Two-dimensional MoS2/Ti2CX2 (X = S, Se, Te) heterostructures with tunable electrical contact type

The tunable electrical contact type in van der Waals (vdW) heterostructures plays an important role in promoting the efficiency of ultrathin electronic devices. From the first-principles calculations, the electronic properties and electrical contact type of the MoS2/Ti2C heterostructure and its ramifications MoS2/Ti2CX2 (X = S, Se, Te) heterostructures are verified. The strong interfacial interaction is found in pristine MoS2/Ti2C heterostructure, resulting in the metallization of MoS2 layer.

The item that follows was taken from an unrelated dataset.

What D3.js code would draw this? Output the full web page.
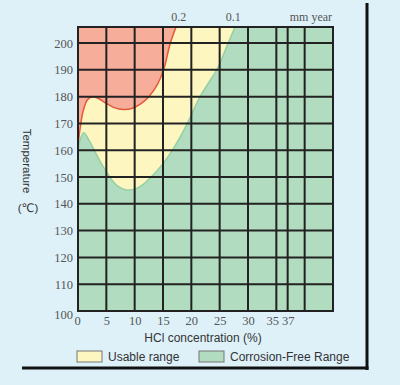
<!DOCTYPE html>
<html>
<head>
<meta charset="utf-8">
<script src="https://cdn.jsdelivr.net/npm/d3@7"></script>
<style>
  html, body { margin: 0; padding: 0; background: #def1f9; }
  svg { display: block; }
</style>
</head>
<body>
<div id="chart"></div>
<script>
// ---- data ----
// boundary of the red (corrosion > 0.2 mm/year) region: [HCl %, temperature]
const redEdge = [[0, 162], [0.4, 168.5], [0.9, 174.5], [1.7, 178.9], [2.6, 180], [3.6, 179.3], [5, 177.5],
                 [6.5, 175.8], [8, 175.2], [9.5, 175.6], [11, 177.2], [12.5, 180], [14, 184.5],
                 [15.1, 190], [16.3, 200], [17.3, 206]];
// boundary of the green (corrosion-free) region
const greenEdge = [[0, 160.5], [1, 166.5], [2, 163.5], [3, 159.5], [4, 155.5], [5, 152], [6, 148.8],
                   [7, 146.6], [8.5, 145.2], [10, 145.5], [11.5, 147.3], [13, 150.2], [15, 155],
                   [17, 161.2], [19.3, 170], [21.4, 179.5], [23, 185], [24.6, 190.5], [26.5, 200], [27.7, 206]];

const xTicks = [0, 5, 10, 15, 20, 25, 30, 35, 37];
const xGrid = [5, 10, 15, 20, 25, 30, 35, 37, 40];
const yTicks = [100, 110, 120, 130, 140, 150, 160, 170, 180, 190, 200];
const topLabels = [{x: 17.8, text: "0.2"}, {x: 27.4, text: "0.1"}, {x: 41.1, text: "mm year"}];
const legendItems = [{label: "Usable range", color: "#fdf6c0"}, {label: "Corrosion-Free Range", color: "#b2dcbf"}];

const W = 400, H = 385;
const svg = d3.select("#chart").append("svg").attr("width", W).attr("height", H);

const x = d3.scaleLinear().domain([0, 45]).range([78, 333]);
const y = d3.scaleLinear().domain([100, 206]).range([311, 27]);

const serif = "'Liberation Serif', 'DejaVu Serif', serif";
const sans = "'Liberation Sans', Arial, 'DejaVu Sans', sans-serif";

svg.append("clipPath").attr("id", "plotClip")
  .append("rect")
  .attr("x", x(0)).attr("y", y(206))
  .attr("width", x(45) - x(0)).attr("height", y(100) - y(206));

const plot = svg.append("g").attr("clip-path", "url(#plotClip)");

// yellow base = usable range
plot.append("rect")
  .attr("x", x(0)).attr("y", y(206))
  .attr("width", x(45) - x(0)).attr("height", y(100) - y(206))
  .attr("fill", "#fdf6c0");

const line = d3.line().x(d => x(d[0])).y(d => y(d[1])).curve(d3.curveCatmullRom.alpha(0.5));

// green region: below/right of green edge
const greenPath = line(greenEdge) + "L" + x(46) + "," + y(206) + "L" + x(46) + "," + y(99) + "L" + x(-1) + "," + y(99)
  + "L" + x(-1) + "," + y(greenEdge[0][1]) + "Z";
plot.append("path").attr("d", greenPath).attr("fill", "#b2dcbf");
plot.append("path").attr("d", line(greenEdge)).attr("fill", "none")
  .attr("stroke", "#95cfa3").attr("stroke-width", 1.5);

// red region: above/left of red edge
const redPath = line(redEdge) + "L" + x(17.3) + "," + y(207) + "L" + x(-1) + "," + y(207) + "L" + x(-1) + "," + y(redEdge[0][1]) + "Z";
plot.append("path").attr("d", redPath).attr("fill", "#f6ad9a");
plot.append("path").attr("d", line(redEdge)).attr("fill", "none")
  .attr("stroke", "#e5583a").attr("stroke-width", 1.5);

// grid
const grid = svg.append("g").attr("stroke", "#222").attr("stroke-width", 2);
xGrid.forEach(v => grid.append("line")
  .attr("x1", x(v)).attr("x2", x(v)).attr("y1", y(206)).attr("y2", y(100)));
yTicks.filter(v => v > 100).forEach(v => grid.append("line")
  .attr("x1", x(0)).attr("x2", x(45)).attr("y1", y(v)).attr("y2", y(v)));
svg.append("rect")
  .attr("x", x(0)).attr("y", y(206))
  .attr("width", x(45) - x(0)).attr("height", y(100) - y(206))
  .attr("fill", "none").attr("stroke", "#222").attr("stroke-width", 2);

// y tick labels
const yAxis = svg.append("g").attr("transform", `translate(${x(0)},0)`)
  .call(d3.axisLeft(y).tickValues(yTicks).tickSize(0).tickPadding(5));
yAxis.select(".domain").remove();
yAxis.selectAll("text").attr("font-family", serif).attr("font-size", 12.5).attr("fill", "#555")
  .attr("dy", d => d === 100 ? "0.6em" : "0.32em");

// x tick labels
const xAxis = svg.append("g").attr("transform", `translate(0,${y(100)})`)
  .call(d3.axisBottom(x).tickValues(xTicks).tickSize(0).tickPadding(5));
xAxis.select(".domain").remove();
xAxis.selectAll("text").attr("font-family", serif).attr("font-size", 12.5).attr("fill", "#555")
  .attr("dx", d => d === 35 ? -4 : (d === 0 ? -1 : 0));

// corrosion rate labels on top
svg.selectAll(".toplab").data(topLabels).join("text")
  .attr("x", d => x(d.x)).attr("y", 21)
  .attr("text-anchor", "middle")
  .attr("font-family", serif).attr("font-size", 12).attr("fill", "#555")
  .text(d => d.text);

// axis titles
svg.append("text")
  .attr("transform", "translate(23,161) rotate(90)")
  .attr("text-anchor", "middle")
  .attr("font-family", sans).attr("font-size", 11.5).attr("fill", "#333")
  .text("Temperature");
svg.append("text")
  .attr("x", 28).attr("y", 212)
  .attr("text-anchor", "middle")
  .attr("font-family", sans).attr("font-size", 11.5).attr("fill", "#333")
  .text("(℃)");
svg.append("text")
  .attr("x", 203).attr("y", 342)
  .attr("text-anchor", "middle")
  .attr("font-family", sans).attr("font-size", 12).attr("fill", "#333")
  .text("HCl concentration (%)");

// legend
const legX = [77, 199];
const leg = svg.selectAll(".leg").data(legendItems).join("g")
  .attr("transform", (d, i) => `translate(${legX[i]},351)`);
leg.append("rect").attr("width", 25).attr("height", 11)
  .attr("fill", d => d.color).attr("stroke", "#777").attr("stroke-width", 1);
leg.append("text").attr("x", 31).attr("y", 10)
  .attr("font-family", sans).attr("font-size", 12).attr("fill", "#333")
  .text(d => d.label);

// frame lines
svg.append("line").attr("x1", 367).attr("x2", 367).attr("y1", 3).attr("y2", 370)
  .attr("stroke", "#111").attr("stroke-width", 3);
svg.append("line").attr("x1", 22).attr("x2", 368.5).attr("y1", 368).attr("y2", 368)
  .attr("stroke", "#111").attr("stroke-width", 3);
</script>
</body>
</html>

The functionalization of S, Se, and Te atoms can weaken the interfacial interaction, forming metal-semiconductor contact. The p-type Schottky contact is formed in MoS2/ Ti2CS2 and MoS2/Ti2CSe2 heterostructures, while Ohmic contact is formed in MoS2/Ti2CTe2 heterostructure. The application of external electric field can efficiently modulate the contact type of MoS2/Ti2CX2 (X = Se and Te) heterostructures. The discrepancy of electron affinity of S, Se, and Te atoms leads to the different interlayer charge transfer, and thus the different electrical contact type can be realized in MoS2/Ti2CX2 (X = S, Se, Te) heterostructures. The tunable contact type makes these heterostructures become potential candidate materials for enhancing the nanoelectronic devices' efficiency.